I also thought I'd share this shot of the work on the base.  In the first post on this figure I mentioned doing a broken bridge.  I took some wood strips and hacked at them with the hobby knife in order to make the planks.  I tied them together with string and wound that around the posts.  For the sections I was happy with, I applied some thin superglue (a variant you can find at hobby stores) which quickly soaks into the string and then hardens, locking it in a specific shape.  Still going to do a bit more with the strings at the posts, so those sections are still moveable.

Sunday, March 18, 2018

Brom Part 2

This past weekend I started painting the 54mm scale dwarf from Enigma.  I've been in a bit of a painting rut the last few weeks, but I think this project has broken me out of it.  I had a plan for the scene, but I've been racking my brain on what do with the colors on the dwarf.  He's got a random mix of equipment on him, different, materials, and some sections I'm not even sure what they're supposed to be.  So I didn't have a clear vision of how I wanted paint the figure.  After looking at a variety of other versions (this dwarf and others), I decided to go with a triadic color scheme of orange, green, and purple.  Maybe not the most common scheme, feels a little like the joker depending on how you do it.  But I'd used the same scheme on the samurai.  My though is to bring the orange in through the hair and then rust/weathering.  For the cloth, I'll do a pale green.  And then I can add some purple here and there (in the skin, in some of the armor sections, etc).  With the random hodgepodge of equipment, I felt I needed a clear color scheme or else the piece could end up looking like a mess.

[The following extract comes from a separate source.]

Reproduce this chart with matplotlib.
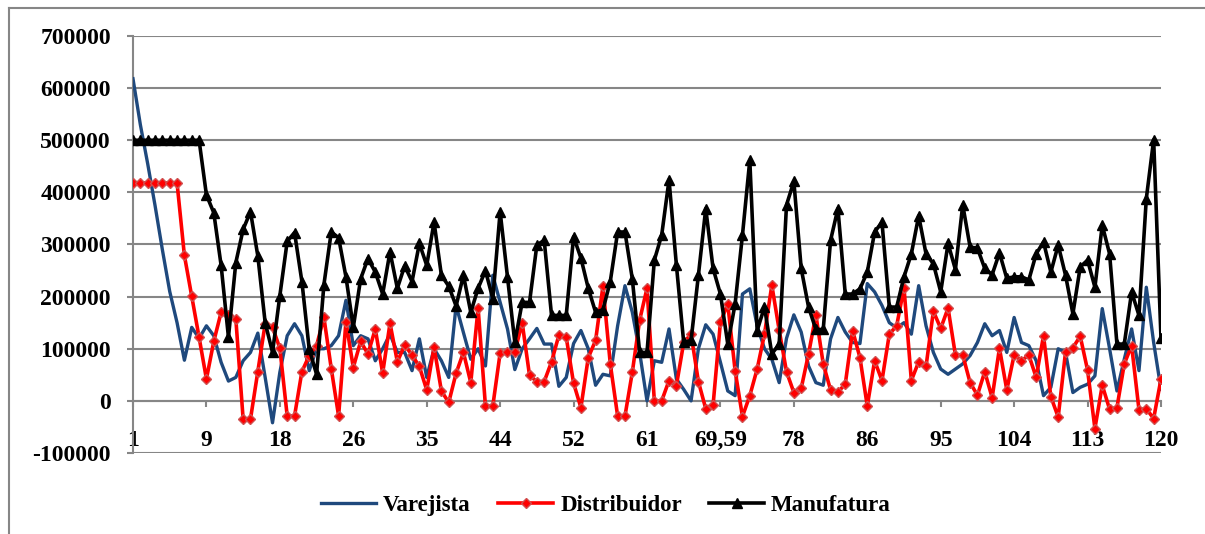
import numpy as np
import matplotlib
matplotlib.use("Agg")
import matplotlib.pyplot as plt
from matplotlib.lines import Line2D

# Pedidos por periodo em cada elo da cadeia
varejista = [
    618000, 530000, 455000, 375000, 290000, 210000, 150000, 78000, 141000, 120000,
    144000, 125000, 74000, 38000, 45000, 77000, 93000, 130000, 45000, -42000,
    55000, 125000, 148000, 125000, 58000, 100000, 100000, 106000, 125000, 193000,
    106000, 125000, 119000, 77000, 100000, 128000, 93000, 93000, 58000, 119000,
    45000, 100000, 77000, 45000, 183000, 131000, 80000, 100000, 67000, 241000,
    189000, 138000, 60000, 100000, 119000, 139000, 109000, 109000, 28000, 45000,
    110000, 135000, 100000, 30000, 51000, 48000, 144000, 221000, 170000, 93000,
    0, 77000, 74000, 138000, 42000, 22000, 0, 100000, 146000, 128000,
    74000, 19000, 10000, 205000, 215000, 144000, 100000, 80000, 35000, 120000,
    165000, 132000, 67000, 35000, 30000, 119000, 160000, 132000, 112000, 110000,
    225000, 209000, 183000, 150000, 140000, 150000, 128000, 221000, 144000, 93000,
    61000, 51000, 61000, 71000, 87000, 112000, 148000, 125000, 135000, 93000,
    160000, 112000, 106000, 77000, 10000, 26000, 100000, 93000, 16000, 26000,
    32000, 48000, 177000, 100000, 19000, 80000, 138000, 58000, 218000, 112000,
    22000,
]

distribuidor = [
    418000, 418000, 418000, 418000, 418000, 418000, 418000, 279000, 201000, 122000,
    42000, 114000, 170000, 165000, 158000, -35000, -35000, 56000, 148000, 141000,
    101000, -29000, -29000, 56000, 87000, 106000, 160000, 62000, -29000, 152000,
    64000, 114000, 90000, 138000, 53000, 149000, 75000, 107000, 88000, 66000,
    21000, 103000, 19000, -3000, 53000, 93000, 35000, 178000, -10000, -10000,
    92000, 93000, 94000, 150000, 49000, 37000, 37000, 75000, 126000, 122000,
    34000, -13000, 83000, 116000, 220000, 71000, -29000, -29000, 55000, 155000,
    216000, 0, 0, 39000, 29000, 112000, 128000, 37000, -15000, -8000,
    151000, 186000, 58000, -30000, 10000, 61000, 128000, 222000, 136000, 56000,
    16000, 24000, 90000, 165000, 71000, 21000, 17000, 32000, 135000, 83000,
    -10000, 77000, 39000, 128000, 144000, 217000, 39000, 75000, 66000, 172000,
    139000, 178000, 88000, 88000, 35000, 11000, 56000, 6000, 101000, 21000,
    88000, 77000, 88000, 45000, 125000, 8000, -31000, 94000, 102000, 124000,
    59000, -53000, 30000, -16000, -13000, 71000, 106000, -17000, -15000, -34000,
    42000,
]

manufatura = [
    500000, 500000, 500000, 500000, 500000, 500000, 500000, 500000, 500000, 500000,
    395000, 361000, 260000, 122000, 265000, 329000, 363000, 278000, 150000, 93000,
    202000, 306000, 323000, 229000, 99000, 51000, 223000, 324000, 313000, 238000,
    141000, 234000, 273000, 247000, 205000, 286000, 216000, 259000, 229000, 302000,
    260000, 343000, 241000, 220000, 182000, 241000, 170000, 216000, 250000, 196000,
    363000, 238000, 112000, 189000, 189000, 299000, 308000, 164000, 164000, 164000,
    315000, 274000, 216000, 170000, 175000, 229000, 324000, 324000, 234000, 93000,
    93000, 270000, 318000, 424000, 261000, 112000, 116000, 241000, 369000, 254000,
    205000, 109000, 186000, 318000, 462000, 135000, 180000, 90000, 109000, 376000,
    421000, 254000, 180000, 137000, 137000, 308000, 369000, 205000, 205000, 215000,
    247000, 324000, 343000, 180000, 180000, 238000, 282000, 355000, 282000, 263000,
    209000, 302000, 252000, 376000, 295000, 293000, 254000, 242000, 284000, 235000,
    238000, 238000, 232000, 282000, 305000, 247000, 299000, 241000, 167000, 257000,
    270000, 218000, 337000, 282000, 109000, 109000, 209000, 164000, 388000, 501000,
    120000,
]

tick_labels = ['1', '9', '18', '26', '35', '44', '52', '61', '69,59',
               '78', '86', '95', '104', '113', '120']

periodos = np.arange(1, len(varejista) + 1)
tick_pos = periodos[::10]

plt.rcParams['font.family'] = ['Liberation Serif', 'DejaVu Serif']
plt.rcParams['font.weight'] = 'bold'

fig = plt.figure(figsize=(12.05, 5.34), dpi=100)
ax = fig.add_axes([133 / 1205, 1 - 453 / 534, (1161 - 133) / 1205, (453 - 36) / 534])

grid_cor = '#868686'

ax.plot(periodos, varejista, color='#1F497D', lw=2.4, label='Varejista', zorder=3)
ax.plot(periodos, distribuidor, color='#FF0000', lw=2.6, marker='D', ms=4.8,
        mfc='#FF0000', mec='#D05050', mew=1.0, label='Distribuidor', zorder=4)
ax.plot(periodos, manufatura, color='#000000', lw=2.6, marker='^', ms=6.5,
        label='Manufatura', zorder=5)

ax.set_xlim(1, len(varejista))
ax.set_ylim(-100000, 700000)
ax.set_yticks(np.arange(-100000, 700001, 100000))
ax.set_yticklabels([str(v) for v in range(-100000, 700001, 100000)])
ax.yaxis.grid(True, color=grid_cor, lw=1.5)
ax.set_axisbelow(True)

ax.set_xticks(tick_pos)
ax.set_xticklabels(tick_labels)

for s in ['top', 'right']:
    ax.spines[s].set_visible(False)
ax.spines['left'].set_color(grid_cor)
ax.spines['left'].set_linewidth(1.5)
ax.spines['bottom'].set_position(('data', 0))
ax.spines['bottom'].set_color(grid_cor)
ax.spines['bottom'].set_linewidth(1.5)

ax.tick_params(axis='y', length=4, width=1.5, color=grid_cor, pad=12,
               labelsize=17, labelcolor='black')
ax.tick_params(axis='x', length=4, width=1.5, color=grid_cor, pad=17,
               labelsize=17, labelcolor='black')

fig.legend(loc='center', bbox_to_anchor=(606 / 1205, 1 - 505 / 534), ncol=3,
           frameon=False, fontsize=16.5, handlelength=2.4, handletextpad=0.3,
           columnspacing=1.2)

# moldura externa do grafico
fig.add_artist(Line2D([9 / 1205, 1], [1 - 8 / 534, 1 - 8 / 534], color=grid_cor, lw=1.5))
fig.add_artist(Line2D([9 / 1205, 9 / 1205], [0, 1 - 8 / 534], color=grid_cor, lw=1.5))

fig.savefig('out.png', dpi=100)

I began with the part that I had the clearest vision on, the face.  Most of it is hidden by the beard, so that ends up being as much a focal point as the face itself.  For the hair, I did a base of Ruddy Leather with Walnut Brown for any sections that needed particularly dark shadows.  I then worked from Ruddy Leather up to Secret Weapon's Orange Rust and then Burnt Orange.  I did the final highlights with Fair Skin Highlight (I like using skin tones to highlight the hair, do the same for brown hair).  I tried to really concentrate the highlights there there'd be more shine.  So I picked essentially a ring around the hair on the top of his head for the highlight placement, with the strongest highlights towards the front.  The shape of the beard is like the side of a circle, so the highlights naturally should be at the top.  Getting lighter towards the face also helps direct the focus up there.

On the cloth around the head, I used some glazes of Carnage Red and Walnut Brown to build up the blood stains.  On both the cloth and the face I deviated from my traditional glaze approach.  Instead of using inks in a cup/well palette, I took regular acrylics and mixed them with matte medium and water directly on my wet palette.  Normally the consistency of glazes make them impossible to use on a regular palette.  But the matte medium makes them more viscous and prevents them from flowing all over the palette, while at the same time making them very transparent.  It also allows me to mix colors more easily for the glazes.  I wanted different shades of red in the blood stain (darker where it was more concentrated, lighter out towards the edges).  It's not how I plan to do all my glazing, but it's something worth playing around with.  From time to time, like here, it comes in handy.

Here's a couple close ups of the face.  Under the eyes, instead of using my regular skin tone and then adding glazes, I went with purple mixed directly into the skin tone.  I want a strong color and to be able to control it, so more purple in the shadows and less in the highlights.  The rest of the face was a traditional skin mix (Chestnut Brown, Rosy Shadow, Fair Skin, Fair Highlight, and Pure White).  Then some glazes of red in the cheeks and on the nose.